Both Ladd and Byfuglien also don’t seem to be their usual physically engaged selves. While this obviously hurts them come contract time, it also hurts the team at present, as both players are at their best when they’re throwing their (considerable) weight around. Ladd is a demon on the forecheck when he’s at his most physical, Byfuglien a pillar of intimidation on the back end when at his. That’s been lacking this year.
Andrew Ladd with zero hits tonight. Byfuglien with just one. #NHLJets outhit 24-12 by CGY. No intensity backed by cold hard numbers.

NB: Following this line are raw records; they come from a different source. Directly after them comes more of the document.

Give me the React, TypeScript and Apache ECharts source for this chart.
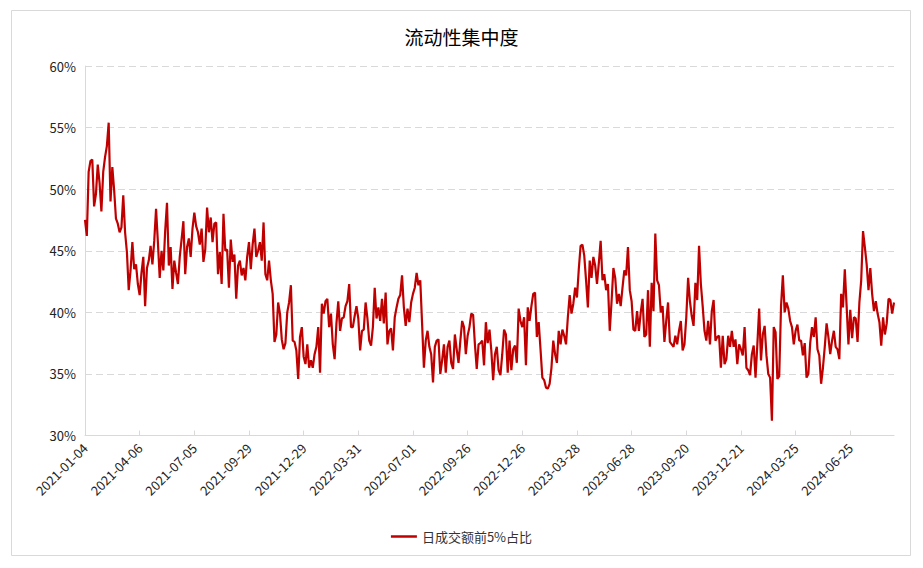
import React, { useEffect, useRef } from 'react';
import * as echarts from 'echarts';

// Tick labels shown every 60 trading days (30 sampled points)
const tickLabels = [
  '2021-01-04', '2021-04-06', '2021-07-05', '2021-09-29', '2021-12-29',
  '2022-03-31', '2022-07-01', '2022-09-26', '2022-12-26', '2023-03-28',
  '2023-06-28', '2023-09-20', '2023-12-21', '2024-03-25', '2024-06-25',
];
const STRIDE = 30;

const seriesName = '日成交额前5%占比';

// Values (%), one point every two trading days
const part2021 = [
  47.5, 46.2, 51.4, 52.3, 52.4, 48.6, 49.6, 52.0, 50.5, 48.2,
  51.4, 52.6, 53.5, 55.4, 49.0, 51.8, 49.9, 47.6, 47.2, 46.5,
  46.9, 49.5, 46.5, 44.9, 41.8, 43.4, 45.7, 43.5, 43.9, 42.3,
  41.4, 43.2, 44.5, 40.5, 43.6, 44.2, 45.4, 43.9, 45.8, 48.4,
  45.7, 42.8, 45.0, 43.4, 46.6, 48.9, 43.8, 45.3, 41.9, 44.2,
  43.2, 42.3, 44.5, 45.9, 47.4, 43.1, 45.3, 46.0, 44.5, 46.8,
  48.1, 47.0, 46.5, 45.5, 46.8, 44.1, 45.1, 48.5, 46.5, 47.7,
  45.7, 47.2, 47.3, 43.1, 44.9, 42.3, 48.0, 45.0, 45.1, 42.0,
  45.9, 44.1, 44.7, 41.1, 43.8, 44.2, 43.0, 43.6, 42.6, 44.5,
  45.7, 43.5, 45.5, 46.8, 44.5, 45.0, 45.7, 44.2, 47.3, 43.1,
  42.6, 44.2, 42.6, 41.5, 37.6, 38.2, 40.8, 39.9, 37.8, 37.0,
  37.5, 40.0, 40.8, 42.2, 37.7, 37.6, 36.9, 34.6, 38.0, 38.8,
  36.4, 35.8,
];
const part2022 = [
  37.4, 35.5, 36.1, 35.5, 36.6, 37.2, 38.8, 35.1, 40.7, 39.9,
  40.9, 41.1, 38.8, 39.9, 37.4, 36.2, 39.1, 40.9, 38.5, 39.5,
  39.6, 40.5, 40.9, 42.3, 38.8, 38.8, 39.7, 40.5, 39.5, 36.9,
  38.5, 38.6, 40.8, 39.5, 37.7, 37.3, 38.8, 42.0, 39.5, 40.4,
  39.3, 41.1, 39.1, 41.6, 37.4, 38.5, 38.7, 36.9, 39.6, 40.4,
  41.1, 41.4, 43.0, 40.4, 38.9, 40.3, 39.2, 40.8, 41.5, 42.0,
  43.2, 42.2, 42.6, 39.1, 35.5, 37.7, 38.5, 37.2, 36.6, 34.3,
  37.2, 37.7, 37.8, 35.0, 36.1, 37.4, 35.1, 37.2, 37.7, 35.9,
  35.4, 38.2, 37.0, 35.9, 37.7, 39.3, 38.8, 36.6, 38.1, 38.8,
  39.9, 39.8, 37.4, 35.4, 37.4, 37.5, 37.7, 35.7, 39.2, 37.5,
  38.6, 36.9, 34.5, 36.6, 37.2, 35.3, 34.9, 36.6, 38.6, 38.2,
  35.1, 37.7, 35.3, 37.0, 37.3, 35.9, 40.3, 39.3, 38.8, 39.6,
  35.7,
];
const part2023 = [
  40.4, 39.3, 40.5, 41.5, 41.6, 38.0, 39.2, 37.0, 34.7, 34.5,
  33.9, 33.8, 34.2, 35.5, 37.7, 36.6, 35.9, 38.5, 37.4, 38.6,
  38.1, 37.4, 39.6, 41.4, 39.9, 40.7, 42.0, 41.2, 43.5, 45.4,
  45.5, 44.6, 42.6, 40.4, 44.2, 42.8, 44.5, 43.8, 42.3, 44.0,
  45.8, 42.6, 43.1, 41.8, 42.3, 38.5, 40.9, 43.6, 42.8, 40.7,
  41.5, 40.5, 42.0, 43.4, 43.0, 45.3, 41.8, 40.9, 38.6, 38.5,
  40.1, 38.5, 40.0, 41.1, 38.0, 38.2, 41.8, 37.2, 42.4, 40.1,
  46.4, 42.6, 42.2, 40.0, 40.5, 37.6, 39.3, 40.8, 37.6, 37.4,
  37.2, 38.1, 37.4, 38.5, 39.3, 36.9, 37.4, 39.6, 42.8, 40.9,
  39.7, 38.9, 42.4, 41.0, 45.4, 42.3, 40.5, 38.5, 37.7, 39.3,
  37.4, 40.1, 41.0, 37.7, 38.0, 38.1, 35.5, 38.1, 35.8, 36.2,
  38.1, 37.2, 38.5, 37.2, 37.8, 35.8, 37.4, 37.0, 36.5, 38.8,
  35.5,
];
const part2024 = [
  35.3, 34.9, 36.6, 37.3, 34.7, 37.4, 40.3, 36.1, 38.2, 38.9,
  36.5, 35.0, 34.7, 31.2, 38.8, 38.4, 34.6, 34.8, 40.5, 43.0,
  40.0, 40.8, 40.3, 39.3, 38.8, 37.4, 38.5, 39.0, 37.7, 37.7,
  36.5, 37.5, 34.7, 35.0, 37.5, 38.8, 38.0, 39.6, 37.0, 36.5,
  34.2, 35.5, 37.2, 39.1, 38.0, 36.6, 37.7, 38.5, 37.2, 37.0,
  36.2, 41.5, 40.4, 43.5, 40.5, 37.4, 40.2, 37.9, 39.6, 39.5,
  37.6, 40.8, 42.6, 46.6, 45.3, 43.9, 41.8, 43.6, 41.5, 40.1,
  40.9, 39.9, 39.2, 37.3, 39.6, 38.2, 39.1, 41.1, 41.0, 39.9,
  40.8,
];

const seriesValues = [...part2021, ...part2022, ...part2023, ...part2024];
const categories = seriesValues.map((_, i) => String(i));

const FONT = "'Noto Sans CJK SC', 'Noto Sans', sans-serif";
const LINE_COLOR = '#C00000';
const GRAY = '#d9d9d9';

export default function App() {
  const ref = useRef<HTMLDivElement>(null);

  useEffect(() => {
    if (!ref.current) return;
    const chart = echarts.init(ref.current, undefined, { renderer: 'svg' });
    const option: any = {
      animation: false,
      backgroundColor: '#ffffff',
      textStyle: { fontFamily: FONT },
      title: {
        text: '流动性集中度',
        left: 'center',
        top: 22,
        textStyle: { fontSize: 19, fontWeight: 'normal', color: '#000000', fontFamily: FONT },
      },
      grid: { left: 85, right: 29, top: 66, bottom: 132.5 },
      legend: {
        top: 525,
        left: 'center',
        icon: 'rect',
        itemWidth: 26,
        itemHeight: 2.5,
        itemGap: 10,
        textStyle: { fontSize: 13, color: '#333333', fontFamily: FONT, padding: [0, 0, 0, 0] },
        data: [seriesName],
      },
      xAxis: {
        type: 'category',
        boundaryGap: false,
        data: categories,
        axisLine: { show: true, lineStyle: { color: GRAY, width: 1 } },
        axisTick: {
          show: true,
          inside: true,
          length: 5,
          interval: STRIDE - 1,
          lineStyle: { color: GRAY },
        },
        axisLabel: {
          interval: STRIDE - 1,
          rotate: 45,
          margin: 10,
          fontSize: 13,
          color: '#222222',
          fontFamily: FONT,
          formatter: (_v: string, idx: number) => {
            const k = idx / STRIDE;
            return Number.isInteger(k) && tickLabels[k] ? tickLabels[k] : '';
          },
        },
        splitLine: { show: false },
      },
      yAxis: {
        type: 'value',
        min: 30,
        max: 60,
        interval: 5,
        axisLine: { show: true, lineStyle: { color: GRAY, width: 1 } },
        axisTick: { show: false },
        axisLabel: {
          formatter: '{value}%',
          fontSize: 13,
          color: '#222222',
          margin: 9,
          fontFamily: FONT,
        },
        splitLine: { show: true, lineStyle: { type: [7, 4], color: GRAY, width: 1 } },
      },
      series: [
        {
          name: seriesName,
          type: 'line',
          data: seriesValues,
          symbol: 'none',
          showSymbol: false,
          lineStyle: { color: LINE_COLOR, width: 2.2 },
          itemStyle: { color: LINE_COLOR },
        },
      ],
      graphic: [
        {
          type: 'rect',
          silent: true,
          z: -10,
          shape: { x: 11.5, y: 10.5, width: 899, height: 545 },
          style: { fill: 'none', stroke: GRAY, lineWidth: 1 },
        },
      ],
    };
    chart.setOption(option);
    return () => chart.dispose();
  }, []);

  return (
    <div
      ref={ref}
      style={{ position: 'fixed', left: 0, top: 0, width: 923, height: 568 }}
    />
  );
}
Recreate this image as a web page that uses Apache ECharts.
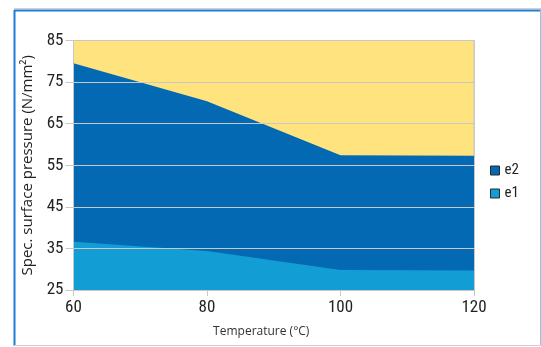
<!DOCTYPE html>
<html>
<head>
<meta charset="utf-8">
<script src="https://cdn.jsdelivr.net/npm/echarts@6/dist/echarts.min.js"></script>
<style>html,body{margin:0;padding:0;background:#fff}#c{width:541px;height:347px}</style>
</head>
<body>
<div id="c"></div>
<script>
var temperatures = [60, 80, 100, 120];
var e2Values = [79.5, 70.4, 57.4, 57.3];
var e1Values = [36.6, 34.4, 29.8, 29.7];
var seriesNames = ['e2', 'e1'];
var xTicks = [60, 80, 100, 120];
var yTicks = [25, 35, 45, 55, 65, 75, 85];

var FONT = "'Roboto Condensed', 'DejaVu Sans Condensed', sans-serif";
var chart = echarts.init(document.getElementById('c'), null, {renderer: 'canvas'});
function pairs(xs, ys) { return xs.map(function (x, i) { return [x, ys[i]]; }); }

chart.setOption({
  animation: false,
  backgroundColor: '#fff',
  grid: {left: 73.5, right: 67, top: 40.5, bottom: 57, show: true, backgroundColor: '#FFE37E', borderColor: '#c8c8c8', borderWidth: 1},
  legend: {
    data: seriesNames, orient: 'vertical', left: 485, top: 158, itemWidth: 9, itemHeight: 9, itemGap: 8,
    icon: 'rect', textStyle: {fontFamily: FONT, fontSize: 15, color: '#222'},
    itemStyle: {borderColor: '#2a2a2a', borderWidth: 1}
  },
  xAxis: {
    type: 'value', min: xTicks[0], max: xTicks[xTicks.length - 1], interval: 20,
    name: 'Temperature (°C)', nameLocation: 'middle', nameGap: 36,
    nameTextStyle: {fontFamily: 'Open Sans, sans-serif', fontSize: 12, color: '#333', padding: [0, 25, 0, 0]},
    axisLine: {lineStyle: {color: '#c8c8c8'}},
    axisTick: {show: true, length: 6, lineStyle: {color: '#c8c8c8'}},
    axisLabel: {fontFamily: FONT, fontSize: 17, color: '#222', margin: 9},
    splitLine: {show: false}, z: 3
  },
  yAxis: [{
    type: 'value', min: yTicks[0], max: yTicks[yTicks.length - 1], interval: 10,
    name: 'Spec. surface pressure (N/mm²)', nameLocation: 'middle', nameGap: 38, nameRotate: 90,
    nameTextStyle: {fontFamily: 'Open Sans, sans-serif', fontSize: 15, color: '#222'},
    axisLine: {show: true, lineStyle: {color: '#c8c8c8'}},
    axisTick: {show: true, length: 8, lineStyle: {color: '#c8c8c8'}},
    axisLabel: {fontFamily: FONT, fontSize: 17, color: '#222', margin: 10},
    splitLine: {show: true, lineStyle: {color: '#c8c8c8', width: 1}}, z: 3
  }, {
    type: 'value', position: 'right', min: yTicks[0], max: yTicks[yTicks.length - 1], interval: 10,
    axisLine: {show: true, lineStyle: {color: '#c8c8c8'}},
    axisTick: {show: false}, axisLabel: {show: false}, splitLine: {show: false}, z: 3
  }],
  series: [{
    name: seriesNames[0], type: 'line', data: pairs(temperatures, e2Values), symbol: 'none',
    lineStyle: {width: 0}, itemStyle: {color: '#0369B3'}, areaStyle: {color: '#0369B3', opacity: 1}, z: 1
  }, {
    name: seriesNames[1], type: 'line', data: pairs(temperatures, e1Values), symbol: 'none',
    lineStyle: {width: 0}, itemStyle: {color: '#129DD5'}, areaStyle: {color: '#129DD5', opacity: 1}, z: 2
  }],
  graphic: [
    {type: 'line', shape: {x1: 14, y1: 8.5, x2: 541, y2: 8.5}, style: {stroke: '#cfcfcf', lineWidth: 1}, silent: true},
    {type: 'line', shape: {x1: 14, y1: 10.5, x2: 541, y2: 10.5}, style: {stroke: '#1a7fd4', lineWidth: 2}, silent: true},
    {type: 'line', shape: {x1: 14.5, y1: 10, x2: 14.5, y2: 346}, style: {stroke: '#1a7fd4', lineWidth: 2}, silent: true},
    {type: 'line', shape: {x1: 540.5, y1: 10, x2: 540.5, y2: 346}, style: {stroke: '#8cc4ec', lineWidth: 1}, silent: true},
    {type: 'line', shape: {x1: 14, y1: 345.5, x2: 541, y2: 345.5}, style: {stroke: '#cfcfcf', lineWidth: 1}, silent: true}
  ]
});
</script>
</body>
</html>
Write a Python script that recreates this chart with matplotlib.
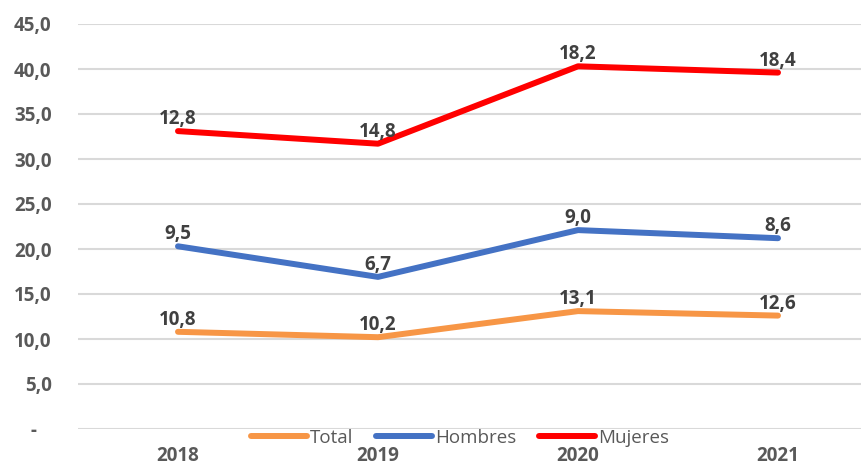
import numpy as np
import matplotlib
matplotlib.use("Agg")
import matplotlib.pyplot as plt
from matplotlib.lines import Line2D

years = ["2018", "2019", "2020", "2021"]
total = [10.8, 10.2, 13.1, 12.6]
hombres = [9.5, 6.7, 9.0, 8.6]
mujeres = [12.8, 14.8, 18.2, 18.4]
series_names = ["Total", "Hombres", "Mujeres"]
colors = ["#F79646", "#4472C4", "#FF0000"]
yticks = [0, 5, 10, 15, 20, 25, 30, 35, 40, 45]

plt.rcParams['font.family'] = ['Open Sans', 'DejaVu Sans']

fig = plt.figure(figsize=(8.61, 4.67), dpi=100)
ax = fig.add_axes([78/861, 1-429/467, 1-78/861, (429-24)/467])

x = np.arange(len(years))
vals = np.array([total, hombres, mujeres])
stacked = np.cumsum(vals, axis=0)

fs = 13.5
for i in range(3):
    ax.plot(x, stacked[i], color=colors[i], lw=4.3, solid_capstyle='round',
            solid_joinstyle='round', zorder=3, label=series_names[i])
    for j in range(len(years)):
        ax.annotate(f"{vals[i][j]:.1f}".replace('.', ','), (x[j], stacked[i][j]),
                    xytext=(0, 1.5), textcoords='offset points', ha='center', va='bottom',
                    fontsize=fs, fontweight='bold', color='#404040', zorder=4)

ax.set_xlim(-0.5, 3.415)
ax.set_ylim(0, 45)
ax.set_yticks(yticks)
ax.set_yticklabels([("-   " if v == 0 else f"{v:.1f}".replace('.', ',')) for v in yticks],
                   fontsize=fs, fontweight='bold', color='#595959')
ax.set_xticks(x)
ax.set_xticklabels(years, fontsize=fs, fontweight='bold', color='#595959')
ax.tick_params(axis='y', length=0, pad=19)
ax.tick_params(axis='x', length=0, pad=12.5)
ax.grid(axis='y', color='#D9D9D9', lw=1.5, zorder=0)
for s in ax.spines.values():
    s.set_visible(False)

handles = [Line2D([], [], color=c, lw=4.3, solid_capstyle='round') for c in colors]
fig.legend(handles, series_names, loc='center', bbox_to_anchor=(460/861, 1-438/467),
           ncol=3, frameon=False, fontsize=fs, labelcolor='#595959',
           handlelength=3.0, handletextpad=0.15, columnspacing=1.2,
           borderpad=0, borderaxespad=0)

fig.savefig("out.png", dpi=100)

— New Norway Rick (@ricktlu) December 23, 2015
Whatever the Jets decide to do with Ladd and Byfuglien will determine their course of action for the rest of the season. If they’re re-signed, the team will show its fans and its players a commitment to pushing for the playoffs and perhaps tasting some success after all this time. If they’re traded, it may indicate the team wants to try to stockpile draft picks, frustrating though that would be for many fans.
Whichever they decide, they must decide quickly, as the Jets cannot afford another season in that hockey purgatory between the playoff and the lottery selections. That’s what got them into this mess in the first place.